Unlike GSTR-2A, which is dynamic, GSTR-2B is static and is generated once a month. The details in this form reflect the final position of your input tax credit (ITC) for the month, considering any adjustments made by suppliers.

GSTR-2B clearly indicates the input tax credit available for a particular period, making it a crucial tool for determining what ITC can be claimed in that month’s GSTR-3B.

The form is generated based on the data from suppliers and their timely filing. It’s a more reliable source for determining eligible ITC since it’s not subject to changes after the reporting period ends, unlike GSTR-2A. Once the due date for filing GSTR-1 and GSTR-3B is over, GSTR-2B is considered final and will not change. This makes it easier to reconcile your ITC claim for the given month. GSTR-2B helps taxpayers reconcile their input tax credit claims by showing which ITC is eligible and the amounts that need to be claimed in GSTR-3B. It will also flag discrepancies, if any, in the purchase details, helping businesses correct errors before filing.

 

GSTR 2A vs GSTR 2B — Dynamic vs Static, Timing & ITC Relevance

Aspect GSTR 2A GSTR 2B
Nature Dynamic — auto-updates as suppliers file/modify GSTR-1. Static — monthly snapshot, not changed after generation.
Timing Window Updates till GSTR-3B due date for that period. Covers supplier filings up to a cut-off; then freezes.
Primary Use Tracking incoming invoices in near real-time. Final monthly reference for ITC availability.
ITC Claim Relevance Indicative; verify before claiming ITC. Preferred basis for claiming ITC in GSTR-3B.
Error Handling Supplier edits can still flow in before due dates.
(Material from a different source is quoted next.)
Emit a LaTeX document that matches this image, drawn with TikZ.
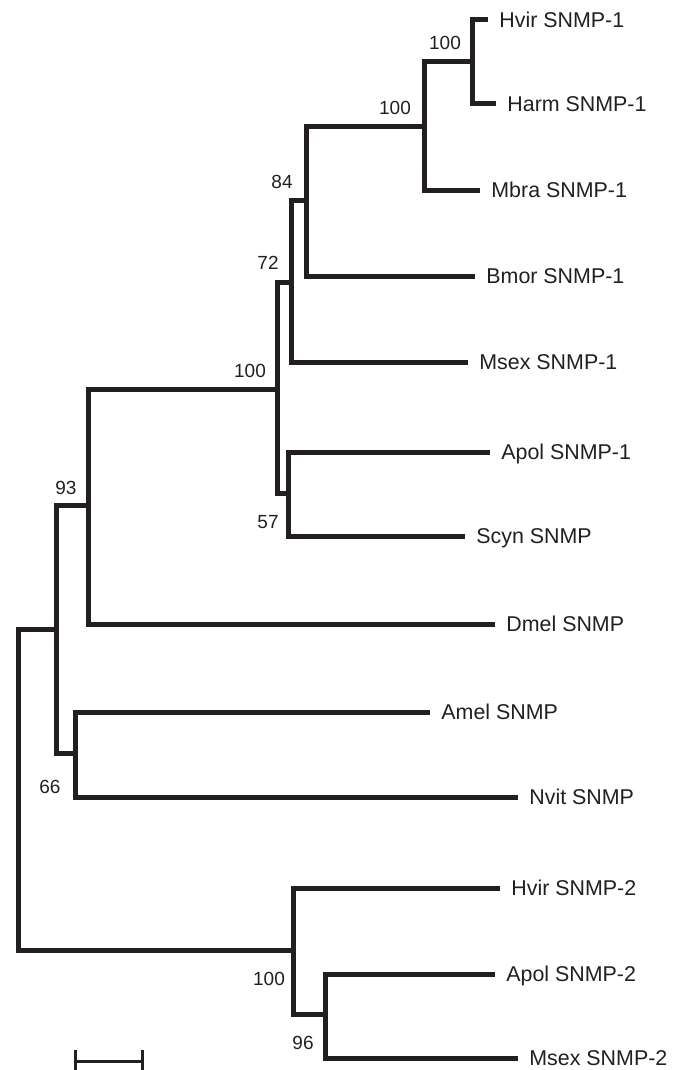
\documentclass[tikz,border=0pt]{standalone}
\usepackage{fontspec}
\setmainfont{Liberation Sans}
\usetikzlibrary{positioning}
\definecolor{inkblack}{RGB}{35,31,32}
\tikzset{
    branch/.style={draw=inkblack, line width=2.5pt, line join=miter},  % tree branches
    scalebar/.style={draw=inkblack, line width=1.5pt},
    leaf/.style={inkblack, font=\fontsize{10.7}{12}\selectfont, inner sep=0pt,
        text height=7.6pt, text depth=0pt},
    boot/.style={inkblack, font=\fontsize{9.5}{11}\selectfont, inner sep=0pt,
        text height=6.8pt, text depth=0pt},
}

\begin{document}
\begin{tikzpicture}[x=0.5pt, y=-0.5pt]
    \useasboundingbox (0,0) rectangle (685,1070);
    % internal nodes
    \coordinate (root) at (18,790);
    \coordinate (nA) at (56,629);
    \coordinate (n93) at (88,505);
    \coordinate (n66) at (75,753);
    \coordinate (nB) at (277,389);
    \coordinate (n72) at (291,282);
    \coordinate (n84) at (306,200);
    \coordinate (nC) at (424,127);
    \coordinate (nD) at (472,62);
    \coordinate (n57) at (288.5,493);
    \coordinate (nE) at (293,950);
    \coordinate (n96) at (325,1014);
    % tips and names
    \foreach \id/\x/\y/\txt in {hvir1/488/20/Hvir SNMP-1, harm1/496/104/Harm SNMP-1,
        mbra1/480/190/Mbra SNMP-1, bmor1/475/276/Bmor SNMP-1, msex1/468/362/Msex SNMP-1,
        apol1/490/452/Apol SNMP-1, scyn/465/536/Scyn SNMP, dmel/495/624/Dmel SNMP,
        amel/430/712/Amel SNMP, nvit/518/797/Nvit SNMP, hvir2/500/888/Hvir SNMP-2,
        apol2/495/974/Apol SNMP-2, msex2/518/1058/Msex SNMP-2}
    {
        \coordinate (\id-tip) at (\x,\y);
        \node[leaf, right=5.5pt of \id-tip] (\id) {\txt};
    }
    % branches
    \foreach \a/\b in {root/nA, root/nE, nA/n93, nA/n66, n93/nB, n93/dmel-tip,
        nB/n72, nB/n57, n72/n84, n72/msex1-tip, n84/nC, n84/bmor1-tip,
        nC/nD, nC/mbra1-tip, nD/hvir1-tip, nD/harm1-tip, n57/apol1-tip, n57/scyn-tip,
        n66/amel-tip, n66/nvit-tip, nE/hvir2-tip, nE/n96, n96/apol2-tip, n96/msex2-tip}
        \draw[branch] (\a) |- (\b);
    % bootstrap values
    \node[boot] (bD) at (445,43) {100};
    \node[boot] (bC) at (395,108) {100};
    \node[boot] (b84) at (282,182) {84};
    \node[boot] (b72) at (268,263) {72};
    \node[boot] (bB) at (250,371) {100};
    \node[boot] (b57) at (268,522) {57};
    \node[boot] (b93) at (66,488) {93};
    \node[boot] (b66) at (50,787) {66};
    \node[boot] (bE) at (269,979) {100};
    \node[boot] (b96) at (303,1043) {96};
    % scale bar
    \coordinate (barL) at (75,1061);
    \coordinate (barR) at (142,1061);
    \draw[scalebar] (barL) -- (barR);
    \draw[scalebar] ([yshift=5.5pt]barL) -- ([yshift=-5pt]barL);
    \draw[scalebar] ([yshift=5.5pt]barR) -- ([yshift=-5pt]barR);
\end{tikzpicture}
\end{document}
Flags eligible/ineligible ITC; stable for reconciliation.

Tip: Reconcile invoices continuously with 2A, but claim ITC primarily from 2B for the period.

How Supplier Data Becomes Your ITC — At a Glance

  1. Supplier issues invoice & reports sales in GSTR-1.
  2. GSTR-1 → GSTR-2A: Purchases auto-populate dynamically in your 2A.
  3. Cut-off: Portal compiles a static monthly snapshot → GSTR-2B.
  4. Reconcile eligible/ineligible ITC as per 2B.
  5. Claim ITC in GSTR-3B based on 2B (with internal checks).

Case Example — Claiming ITC Using 2B vs 2A

Company X purchases inputs from 5 suppliers in August.

  • Mid-Aug: Two suppliers file GSTR-1 on time → invoices appear in 2A immediately.
  • End-Aug: One supplier files late; another corrects an invoice — 2A updates again.
  • Cut-off: Portal generates GSTR-2B (August) as a static snapshot of all supplier filings received till cut-off.

Outcome:

  • Company X reconciles invoices with 2B and claims ITC in GSTR-3B (Aug).
  • Any invoices not reflected in Aug 2B (e.g., very late supplier filing) are considered in the next month’s 2B after the supplier files correctly.

Why this works: 2B eliminates last-minute changes, reducing ITC disputes and re-work.

FAQs — GSTR 2A & GSTR 2B

Is GSTR 2A mandatory?
No. GSTR-2A is a dynamic, reference statement auto-populated from supplier GSTR-1 filings; it helps tracking but isn’t filed by you.
Which is more reliable – GSTR 2A or 2B?
For monthly reconciliation and claiming ITC in GSTR-3B, GSTR-2B is more reliable because it is static and won’t change after generation.
Can ITC be claimed based on GSTR 2A?
Use 2A for ongoing monitoring, but claim ITC primarily from 2B for the month to avoid post-cut-off changes affecting eligibility.